Here are some more of fall dos and don'ts, plus tips to help your garden get a jump-start on spring.
 Autumn is the only time to move clematis or honeysuckle vine to prevent shock to growth: both vines begin extending leaves and shoots while frost is still in the spring ground. If the vines are large, cut them back by half, and they'll leap forward next spring.
 Use generous amounts of anti-transpirant sprays (available at garden centres) on needle evergreens and broadleaf evergreens, such as euonymus, Japanese pieris and rhododendrons. The waxy coating helps to preserve tissue moisture and prevent winter windburn and sunscald. And lavish it on your Christmas tree to help keep it fresh through the holidays.
 Root vegetables such as carrots and parsnips are sweeter after hard frost and can be harvested all winter. Remove top foliage from the plants and cover them with a 15-centimetre-thick mulch of leaves or straw (available from garden centres) spread to similar thickness. Throw an old piece of carpeting on top and let it snow. Lift the coverings to dig out veggies as needed.

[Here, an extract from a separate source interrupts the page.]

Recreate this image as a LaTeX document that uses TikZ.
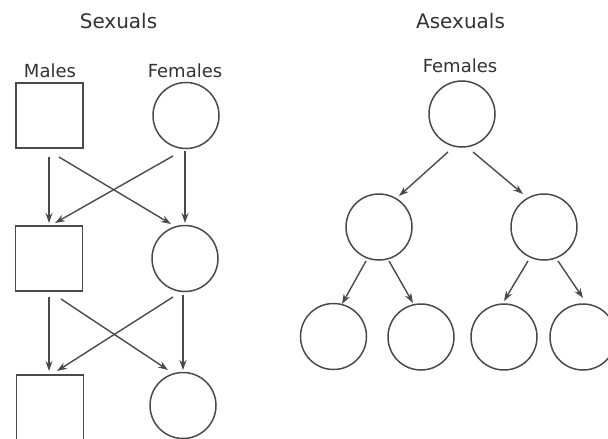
\documentclass[tikz,border=0pt]{standalone}
\usepackage{fontspec}
\setmainfont{DejaVu Sans}
\usetikzlibrary{arrows.meta,calc}
\definecolor{ln}{HTML}{4A4A4A}
\definecolor{tx}{HTML}{333333}
\tikzset{
  sq/.style={draw=ln,line width=1.5pt,minimum width=67pt,minimum height=65pt,inner sep=0pt},
  cir/.style={draw=ln,line width=1.5pt,circle,minimum size=66pt,inner sep=0pt},
  arr/.style={draw=ln,line width=1.4pt,-{Stealth[length=10pt,width=7pt]}},
  ttl/.style={text=tx,font=\fontsize{20}{24}\selectfont,anchor=base,inner sep=0pt},
  lbl/.style={text=tx,font=\fontsize{18}{22}\selectfont,anchor=base,inner sep=0pt}
}
\begin{document}
\begin{tikzpicture}[x=1pt,y=-1pt]
\useasboundingbox (0,0) rectangle (608,439);
\clip (0,0) rectangle (608,439);
\fill[white] (0,0) rectangle (608,439);
% titles
\node[ttl] (tsex) at (118.5,28) {Sexuals};
\node[ttl] (tasex) at (460.5,28) {Asexuals};
\node[lbl] (lmale) at (50,77) {Males};
\node[lbl] (lfem) at (185,77) {Females};
\node[lbl] (rfem) at (460,72) {Females};
% sexual nodes
\node[sq] (m1) at (49.5,115.5) {};
\node[sq] (m2) at (49,258.5) {};
\node[sq] (m3) at (50,407.5) {};
\node[cir] (f1) at (186,115.5) {};
\node[cir] (f2) at (185,258.5) {};
\node[cir] (f3) at (183,405.5) {};
% asexual nodes
\node[cir] (a1) at (462,114) {};
\node[cir] (a2) at (379,227) {};
\node[cir] (a3) at (544,227) {};
\node[cir] (b1) at (333.5,336.5) {};
\node[cir] (b2) at (421,337) {};
\node[cir] (b3) at (504,337) {};
\node[cir] (b4) at (583,337) {};
% sexual arrows, row 1 to 2
\draw[arr] ($(m1)+(-0.5,41.5)$) -- ($(m2)+(0,-35.5)$);
\draw[arr] ($(m1)+(9.5,41.5)$) -- ($(f2)+(-14,-34.5)$);
\draw[arr] ($(f1)+(-13,40.5)$) -- ($(m2)+(6,-35.5)$);
\draw[arr] ($(f1)+(-1,35.5)$) -- ($(f2)+(0,-35.5)$);
% row 2 to 3
\draw[arr] ($(m2)+(0,38.5)$) -- ($(m3)+(-1,-36.5)$);
\draw[arr] ($(m2)+(12,40.5)$) -- ($(f3)+(-15,-35.5)$);
\draw[arr] ($(f2)+(-12,38.5)$) -- ($(m3)+(7,-36.5)$);
\draw[arr] ($(f2)+(-2,36.5)$) -- ($(f3)+(0,-35.5)$);
% asexual arrows
\draw[arr] ($(a1)+(-14,38)$) -- ($(a2)+(20,-31)$);
\draw[arr] ($(a1)+(11,38)$) -- ($(a3)+(-21,-33)$);
\draw[arr] ($(a2)+(-13,34)$) -- ($(b1)+(8.5,-32.5)$);
\draw[arr] ($(a2)+(10,34)$) -- ($(b2)+(-8,-34)$);
\draw[arr] ($(a3)+(-16,34)$) -- ($(b3)+(0,-36)$);
\draw[arr] ($(a3)+(14,34)$) -- ($(b4)+(0,-39)$);
\end{tikzpicture}
\end{document}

 Tender hybrid teas, floribunda and grandiflora roses need hilling up about 25 centimetres above their crowns with fresh soil or triple mix. A simple trick that reaps armloads of rose blooms is to tie the flexible new canes of climbing roses in a horizontal arc along fences or trellises. This will trigger the breaking and blooming of many more buds next summer.
 As for garden hygiene, pick up or rake diseased leaves from under roses (blackspot) and crabapples (scab) and dispose of them in the garbage, not the compost pile. Left on the soil all winter, they'll reinoculate the plants with disease spores the following spring.
 Squirrels “read” the disturbed soil and marks you leave when planting their favourite tulips and crocuses. Outwit them by concentrating spring bulb plantings in large groups and disguising your marks by flooding the soil surface with water. Then cover them with five centimetres of leaves topped with some shrubby branches.
 Remove the debris of summer annuals, then be honest with yourself: will you really go out in early spring to remove remaining perennials? Clean up as much as possible now, leaving strategic clumps for attractive winter display and food for birds. Sedums, hostas, astilbes and ornamental grasses are beautiful in snow.
 Unless you really are Snow White, try not to create a garden of little winter dwarfs all wrapped up in burlap coats. Tightly wrapped burlap does plants more harm than good by potentially holding ice against their tissues. To protect them from wind or household dryer vent emissions, set up stake-and-burlap barriers, fastened with diaper pins, to break air currents.